Одесский поэт и эссеист Борис Херсонский издал книгу «Открытый дневник». Это его дневник 2014 года. В «Поверх барьеров» Херсонский читает отрывки из книги и комментирует их.
3 мая 2014 г.
«Вчера в Одессе произошла катастрофа, унесшая много жизней. Наверное, через несколько часов мы узнаем это число точно. Сейчас, ориентировочно — 44. Половина киевской "небесной сотни" в одночасье. Мы с Людой потрясены и выражаем самое искреннее соболезнование всем, кто потерял во вчерашнем побоище-пожарище своих близких. По обе стороны баррикад — никому, кажется, не нужных, но скорее всего — кому-то нужных и даже необходимых.

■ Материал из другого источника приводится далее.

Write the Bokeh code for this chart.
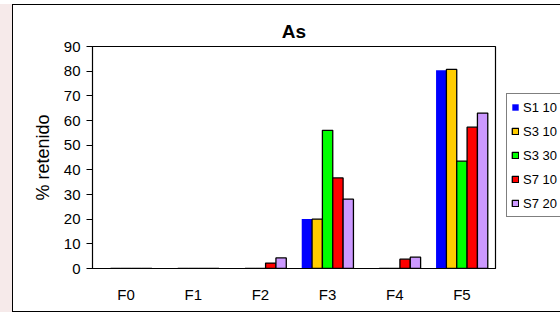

Мои глубочайшие соболезнования моему городу, который навсегда утратил репутацию толерантного, с хитрецой, но без агрессии, порта, где договориться могут все со всеми ценою денег, но не крови.

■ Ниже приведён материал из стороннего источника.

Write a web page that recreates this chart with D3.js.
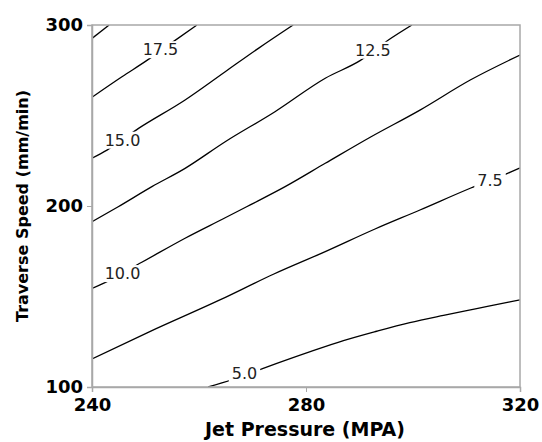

Спасибо, Господи, что взял деньгами — шутят здесь, столкнувшись с материальными потерями. Но Господу не нужны ни деньги, ни человеческая кровь. Идолы, темные языческие боги любят, когда их губы мажут человеческой кровью и бросают золото в жертвенный огонь.
Одесса потеряла граждан. И приобрела героев-мучеников. Плоха и эта потеря, и это приобретение».
13 мая 2014 г.
Я ей говорю — собирай чемодан, документы — в отдельный пакет.
Чемодан — вокзал — дальше — хер знает куда.
А она — с яблонь уже осыпался цвет,
а клематис цветет, и в море прозрачна вода.
Я говорю — ночью опять стреляли, ближе к нам, чем вчера.
Только самое необходимое — лишнего не бери.
А она — посмотри, какое солнце с утра,
Не хочешь — не слушай меня, просто — смотри.
***
я їй кажу — валізу збирай, документи окремо клади.
Валіза — вокзал — а далі — хєр його знає куди.
А вона — на яблунях зав”язь уже, квітне клематис в дворі,
I вода в прохолодному морі прозора о цій порі.
Я кажу — вночі стрілянина була зовсім неподалік,
збирайся швидше, здається, пішов на години лік.
А вона — ти глянь, яке сонце, пташина злітає увись,
не хочеш, мене не слухай, просто зі мною дивись.
Українською мовою переклала Ганна Флейтман
Переписка.
Передача о письмах. Владимир Даль называл письмо «беседой, посылаемой от одного лица к другому»
Михаил Гиголашвили (писатель):
«Писать надо на острых пупырчатых стенах всех транзиток, воронков, отстойников, карантинов, бань, больничек, лазаретов, через которые идёт поток зеков. Для писания надо нести с собой сквозь обыски и шмоны что-нибудь острое, чем можно скоблить специальные цинковые стены, на которых карандаши ломаются, а ручки скользят. Надо улучить время, когда надзор отошёл, а наседку водят за нос. Надо найти такие знаки и символы, чтобы подельник мог понять их. Эти граффити, эта клинопись иногда стоит жизни».
Олег Гордиевский (разведчик): «К эпистолярному жанру всегда относились в КГБ с большим почтением, даже с любовью. Причём, это была не платоническая, а совершенно неистовая физическая любовь. В годы своего расцвета КГБ задерживал все письма из заграницы и из Союза заграницу. Что касается внутрисоюзной переписки, то письма вскрывались выборочно т.е. только тех граждан. Которые находились в разработке, были объектом внимания КГБ. Основным прибором был обычны кипятильник, снабжённый узкой трубочкой, из которой под давлением выходил горячий пар. Им легко вскрывалось большинство писем».
Александр Кушнер (поэт):
Четко вижу двенадцатый век.
Два-три моря да несколько рек.
Крикнешь здесь — там услышат твой голос.
Так что ласточки в клюве могли
Занести, обогнав корабли,
В Корнуэльс из Ирландии волос.
А сейчас что за век, что за тьма!
Где письмо? Не дождаться письма.
Даром волны шумят, набегая.
Иль и впрямь европейский роман
Отменен, похоронен Тристан?
Или ласточек нет, дорогая?
«Мои любимые пластинки» с украинским политиком, общественным деятелем Инной Богословской:
«В сфере музыки я считаю самое важное, что произошло в Украине, это то, что гимн Украины стали воспринимать как музыку, а не только как символ. Меня потрясло, когда я в Ютубе случайно увидела электронные вариации на тему украинского гимна. Это харьковский коллектив. Ребята сделали великолепную рок-аранжировку. У меня потекли слёзы. Я в своё время, как все, кто родом из СССР, гимн Украины воспринимала, как ужасную, вялую мелодию умирающей страны. Сейчас гимн обрёл другие черты, энергию, динамику, даже минор превратился в мажор».